Accelerated cell imaging and classification on FPGAs for quantitative-phase asymmetric-detection time-stretch optical microscopy

With the fundamental trade-off between speed and sensitivity, existing quantitative phase imaging (QPI) systems for diagnostics and cell classification are often limited to batch processing only small amount of offline data. While quantitative asymmetric-detection time-stretch optical microscopy (Q-ATOM) offers a unique optical platform for ultrafast and high-sensitivity quantitative phase cellular imaging, performing the computationally demanding backend QPI phase retrieval and image classification in real-time remains a major technical challenge. In this paper, we propose an optimized architecture for QPI on FPGA and compare its performance against CPU and GPU implementations in terms of speed and power efficiency.
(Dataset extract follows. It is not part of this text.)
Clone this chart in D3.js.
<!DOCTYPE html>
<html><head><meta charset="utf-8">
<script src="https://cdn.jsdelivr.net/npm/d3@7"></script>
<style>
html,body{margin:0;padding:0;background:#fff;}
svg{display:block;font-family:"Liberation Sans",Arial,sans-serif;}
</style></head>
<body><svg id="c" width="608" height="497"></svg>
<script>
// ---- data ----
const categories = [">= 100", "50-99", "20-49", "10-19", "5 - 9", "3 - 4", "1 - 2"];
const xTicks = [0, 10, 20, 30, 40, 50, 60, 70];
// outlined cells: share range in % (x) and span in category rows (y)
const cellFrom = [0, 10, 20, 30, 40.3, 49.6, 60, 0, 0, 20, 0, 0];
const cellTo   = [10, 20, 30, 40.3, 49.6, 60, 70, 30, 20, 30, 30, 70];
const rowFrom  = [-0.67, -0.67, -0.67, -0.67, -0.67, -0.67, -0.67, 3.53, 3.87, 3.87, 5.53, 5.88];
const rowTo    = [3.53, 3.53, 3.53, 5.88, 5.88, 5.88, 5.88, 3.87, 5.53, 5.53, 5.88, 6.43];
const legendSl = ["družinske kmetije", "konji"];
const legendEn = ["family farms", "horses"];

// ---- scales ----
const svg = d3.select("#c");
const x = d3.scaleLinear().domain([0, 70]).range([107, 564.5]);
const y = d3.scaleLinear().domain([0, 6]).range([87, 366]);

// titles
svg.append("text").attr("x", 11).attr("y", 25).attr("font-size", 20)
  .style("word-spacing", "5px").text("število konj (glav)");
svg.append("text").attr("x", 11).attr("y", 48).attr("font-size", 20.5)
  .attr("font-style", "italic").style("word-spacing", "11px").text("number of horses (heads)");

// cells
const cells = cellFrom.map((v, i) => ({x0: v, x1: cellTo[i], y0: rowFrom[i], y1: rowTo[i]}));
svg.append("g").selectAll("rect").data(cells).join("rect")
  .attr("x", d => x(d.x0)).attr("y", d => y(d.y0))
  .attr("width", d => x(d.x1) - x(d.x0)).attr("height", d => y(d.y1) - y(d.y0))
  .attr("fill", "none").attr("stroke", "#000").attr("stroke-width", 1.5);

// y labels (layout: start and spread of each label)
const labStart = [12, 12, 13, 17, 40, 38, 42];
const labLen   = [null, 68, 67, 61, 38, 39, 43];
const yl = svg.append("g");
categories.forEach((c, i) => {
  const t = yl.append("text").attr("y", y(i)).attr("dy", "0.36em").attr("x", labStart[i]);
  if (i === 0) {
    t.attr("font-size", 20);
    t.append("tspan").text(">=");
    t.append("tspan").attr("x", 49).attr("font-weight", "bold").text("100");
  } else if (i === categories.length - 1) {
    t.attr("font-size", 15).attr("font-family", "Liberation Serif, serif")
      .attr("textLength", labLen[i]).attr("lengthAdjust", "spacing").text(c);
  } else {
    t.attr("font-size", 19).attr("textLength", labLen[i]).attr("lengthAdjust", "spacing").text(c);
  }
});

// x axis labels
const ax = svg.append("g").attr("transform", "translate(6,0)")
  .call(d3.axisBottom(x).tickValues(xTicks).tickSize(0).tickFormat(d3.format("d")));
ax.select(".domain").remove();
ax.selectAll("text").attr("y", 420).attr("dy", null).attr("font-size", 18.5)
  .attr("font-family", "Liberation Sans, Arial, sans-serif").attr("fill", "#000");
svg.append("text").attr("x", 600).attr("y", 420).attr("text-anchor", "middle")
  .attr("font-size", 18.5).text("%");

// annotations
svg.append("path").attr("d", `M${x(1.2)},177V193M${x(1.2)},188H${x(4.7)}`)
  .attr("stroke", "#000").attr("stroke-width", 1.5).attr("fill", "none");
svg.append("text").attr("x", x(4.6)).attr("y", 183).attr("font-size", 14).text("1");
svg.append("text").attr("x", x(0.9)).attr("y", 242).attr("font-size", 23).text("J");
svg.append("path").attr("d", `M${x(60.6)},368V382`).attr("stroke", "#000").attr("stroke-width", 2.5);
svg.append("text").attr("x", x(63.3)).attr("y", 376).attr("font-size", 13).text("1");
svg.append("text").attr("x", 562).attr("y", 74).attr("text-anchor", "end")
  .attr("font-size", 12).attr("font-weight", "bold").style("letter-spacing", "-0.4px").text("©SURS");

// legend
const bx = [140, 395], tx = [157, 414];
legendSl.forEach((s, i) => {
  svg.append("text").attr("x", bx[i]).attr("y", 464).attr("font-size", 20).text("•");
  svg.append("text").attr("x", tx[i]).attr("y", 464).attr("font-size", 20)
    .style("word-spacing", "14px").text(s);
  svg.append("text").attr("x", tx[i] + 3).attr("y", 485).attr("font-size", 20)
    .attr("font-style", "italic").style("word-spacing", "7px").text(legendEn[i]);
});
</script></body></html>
Results show that our implementation on single FPGA card demonstrates a speedup of 9.4 times over an optimized C implementation running on a 6-core CPU, and 3.47 times over the GPU implementation. It is also 24.19 and 4.88 times more power-efficient than the CPU and GPU implementation respectively. Throughput increase linearly when four FPGA cards are used to further improve the performance. We also demonstrate an increased classification accuracy when phase images instead of single-angle ATOM images are used. Overall, one FPGA card is able to process and categorize 2497 cellular images per second, making it suitable for real-time single-cell analysis applications.